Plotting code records

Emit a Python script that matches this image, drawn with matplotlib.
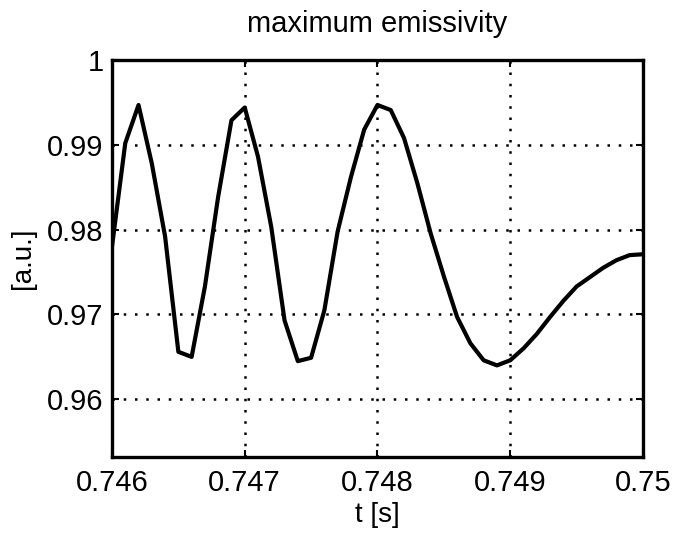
import numpy as np
import matplotlib
matplotlib.use("Agg")
import matplotlib.pyplot as plt

# time samples [s] and max emissivity [a.u.]
t = np.round(0.746 + 0.0001 * np.arange(41), 5)
emissivity = [
    0.9780, 0.9902, 0.9947, 0.9878, 0.9792, 0.9656, 0.9650, 0.9733, 0.9839, 0.9929,
    0.9944, 0.9886, 0.9803, 0.9693, 0.9645, 0.9649, 0.9705, 0.9798, 0.9862, 0.9918,
    0.9947, 0.9941, 0.9908, 0.9855, 0.9796, 0.9745, 0.9697, 0.9666, 0.9646, 0.9640,
    0.9646, 0.9660, 0.9677, 0.9697, 0.9716, 0.9733, 0.9744, 0.9755, 0.9764, 0.9770,
    0.9771,
]
xticks = [0.746, 0.747, 0.748, 0.749, 0.75]
xtick_labels = ["0.746", "0.747", "0.748", "0.749", "0.75"]
yticks = [0.96, 0.97, 0.98, 0.99, 1.0]
ytick_labels = ["0.96", "0.97", "0.98", "0.99", "1"]

plt.rcParams["font.family"] = ["Liberation Sans", "DejaVu Sans"]

fig = plt.figure(figsize=(6.93, 5.33), dpi=100)
ax = fig.add_axes([0.1616, 0.1426, 0.7662, 0.7448])

ax.plot(t, emissivity, color="black", linewidth=3.0)

ax.set_xlim(0.746, 0.75)
ax.set_ylim(0.9532, 1.0)
ax.set_xticks(xticks)
ax.set_xticklabels(xtick_labels)
ax.set_yticks(yticks)
ax.set_yticklabels(ytick_labels)
ax.tick_params(direction="in", length=5, width=1.5, labelsize=21, top=True, right=True)
ax.tick_params(axis="x", pad=9)
ax.tick_params(axis="y", pad=6)
ax.grid(True, color="black", linestyle=(0, (1, 3.5)), linewidth=1.8)

for s in ax.spines.values():
    s.set_linewidth(2.4)

ax.set_title("maximum emissivity", fontsize=21, pad=20)
ax.set_xlabel("t [s]", fontsize=20, labelpad=3)
ax.set_ylabel("[a.u.]", fontsize=20, labelpad=8)

fig.savefig("out.png", dpi=100)
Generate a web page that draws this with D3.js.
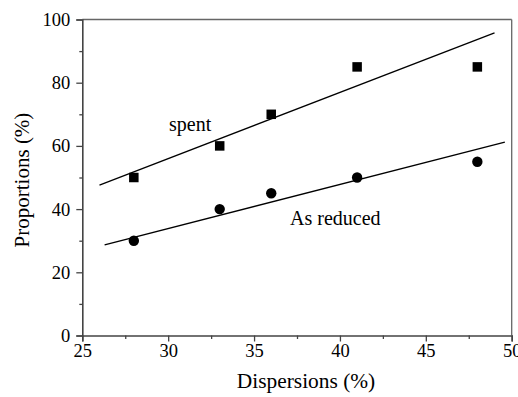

* [Exercise directions]:
Output every entry verbatim. Pictures do not belong in the copy.

* [Exercise answer]:
Emit a Python script that matches this image, drawn with matplotlib.
import numpy as np
import matplotlib
matplotlib.use("Agg")
import matplotlib.pyplot as plt

# time samples [s] and max emissivity [a.u.]
t = np.round(0.746 + 0.0001 * np.arange(41), 5)
emissivity = [
    0.9780, 0.9902, 0.9947, 0.9878, 0.9792, 0.9656, 0.9650, 0.9733, 0.9839, 0.9929,
    0.9944, 0.9886, 0.9803, 0.9693, 0.9645, 0.9649, 0.9705, 0.9798, 0.9862, 0.9918,
    0.9947, 0.9941, 0.9908, 0.9855, 0.9796, 0.9745, 0.9697, 0.9666, 0.9646, 0.9640,
    0.9646, 0.9660, 0.9677, 0.9697, 0.9716, 0.9733, 0.9744, 0.9755, 0.9764, 0.9770,
    0.9771,
]
xticks = [0.746, 0.747, 0.748, 0.749, 0.75]
xtick_labels = ["0.746", "0.747", "0.748", "0.749", "0.75"]
yticks = [0.96, 0.97, 0.98, 0.99, 1.0]
ytick_labels = ["0.96", "0.97", "0.98", "0.99", "1"]

plt.rcParams["font.family"] = ["Liberation Sans", "DejaVu Sans"]

fig = plt.figure(figsize=(6.93, 5.33), dpi=100)
ax = fig.add_axes([0.1616, 0.1426, 0.7662, 0.7448])

ax.plot(t, emissivity, color="black", linewidth=3.0)

ax.set_xlim(0.746, 0.75)
ax.set_ylim(0.9532, 1.0)
ax.set_xticks(xticks)
ax.set_xticklabels(xtick_labels)
ax.set_yticks(yticks)
ax.set_yticklabels(ytick_labels)
ax.tick_params(direction="in", length=5, width=1.5, labelsize=21, top=True, right=True)
ax.tick_params(axis="x", pad=9)
ax.tick_params(axis="y", pad=6)
ax.grid(True, color="black", linestyle=(0, (1, 3.5)), linewidth=1.8)

for s in ax.spines.values():
    s.set_linewidth(2.4)

ax.set_title("maximum emissivity", fontsize=21, pad=20)
ax.set_xlabel("t [s]", fontsize=20, labelpad=3)
ax.set_ylabel("[a.u.]", fontsize=20, labelpad=8)

fig.savefig("out.png", dpi=100)
Generate a web page that draws this with D3.js.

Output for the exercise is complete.